There is a plot twist near the end that is so stunningly schmaltzey that I would be annoyed if it weren’t so sweet. It also helps tie in to Ange’s own birth – we’ve known for a while that she’s part demon, but it’s never really been clear just how that is going to tie into the overall story. The earlier books implied that it would slowly turn her evil, but honestly, apart from being a bit jealous of her dad’s easy way of making friends with everyone, Ange simply is not going to go that route. As for Belgrieve and Satie, their plot resolution is “blink and you’ll miss it”, but that fits the two of them. These are two people who have wanted to reunite and admit repressed feelings for years, so while it’s frustrating that we don’t get a more explicit confession, hey, at least they’re definitely married now.

That said, we have one final book to go. This one will be coming out after the anime starts, so it will be interesting to see what people who are new to the series think of it all. Honestly, I suspect we’ll be back to where we were at the start of this series: reassuring fans that this one ISN’T going to turn into incest.

Death’s Daughter and the Ebony Blade, Vol. 5

By Maito Ayamine and Cierra. Released in Japan as “Shinigami ni Sodaterareta Shoujo wa Shikkoku no Tsurugi wo Mune ni Idaku” by Overlap Bunko. Released in North America by J-Novel Club. Translated by Sylvia Gallagher.

This series does have, amidst its themes of “war is hell” and the like, a love triangle at its core. This is part of the series’ annoying sub-theme of “all the aides are in love with their commanders” that I dislike, but I’ll ignore that for the moment. Claudia is easiest to understand, she’s a classic tsundere who’s in love with Ashton but refuses to admit it to herself or others. Ashton is in love with Olivia, though it’s not clear if it’s romantic or just a shining ideal, but he is otherwise a classic romcom harem lead, with a few “could these women actually like me?… naaaah” monologues under his belt. And then there’s Olivia, who loves Ashton and Claudia, but I suspect the author is not intending us to be thinking “yay, polyamory”, but rather that we’re supposed to think that Olivia is not quite human and doesn’t understand romantic or sexual attraction. It’s a bit of a mess.

The start of the book features Olivia and company headed to the Holy Land of Mekia, there to meet up with its leader, who has taken a shine to Olivia.
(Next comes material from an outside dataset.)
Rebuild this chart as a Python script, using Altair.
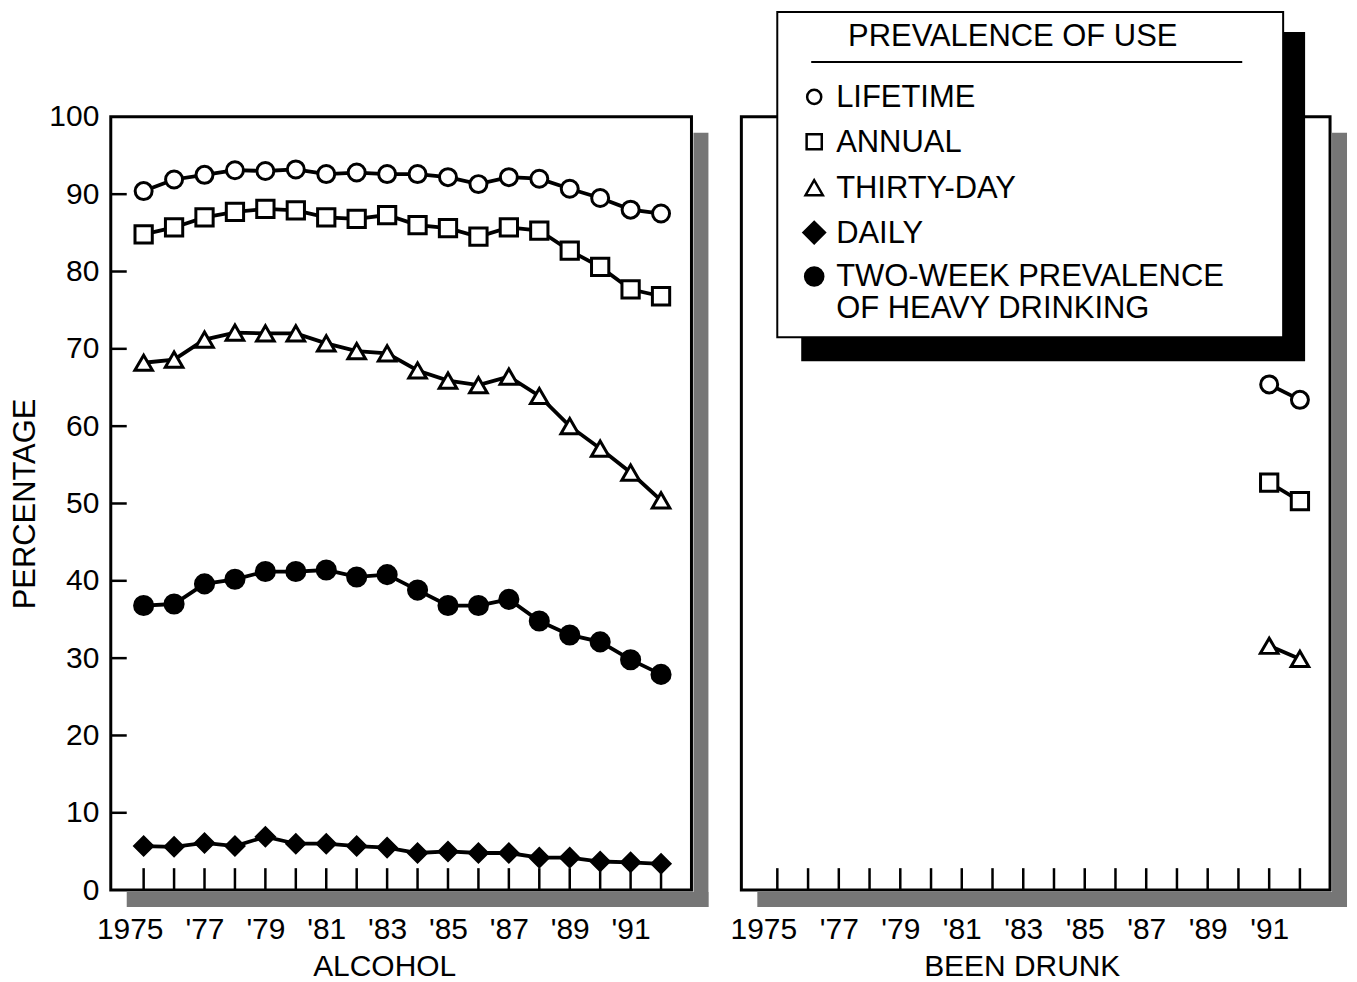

They try to lure her to their side with promises of using their resources to find out where Z is, which makes Claudia curse, as this had never even occurred to her to try to offer Olivia, and Fermest can’t do it very well as they’re at war. Still, an incident involving Ashton’s near-death… again… convinces Olivia that she’s not going to change sides for now. In the meantime, the empire continues to have a very bad time, which is what happens when your grand vizier… pardon me, chancellor… is evil and your empire is secretly run by a death god. When the Kingdom comes calling, with Olivia at its vanguard, who will rise up to meet her? And will it be enough?

We get a nice little flashback in this book to Olivia’s parents (though she was originally called Caroline) and are reminded that her mother is of Deep Folk descent, which is leading to a lot of subplots converging. Still, she may have human/deep folk as birth parents but her upbringing is all Z, and that’s what really makes her as inhuman as she seems at times in the series. She has no real fear of monsters that would kill anybody else, and when asked where she grew up, points to the middle of a forest that has a reputation so bad that anyone who tries to investigate it finds their investigators dead. That said… Olivia is also gradually getting more humanity in her, and that’s entirely due to Ashton and Claudia, who are definitely a calming, soothing influence on her, even if they can’t actually stop her from doing what she wants. This series is not going to end with polyamory, but if it *did*, it would be great.

It might also end with most of the cast dead, admittedly. After all, war is hell.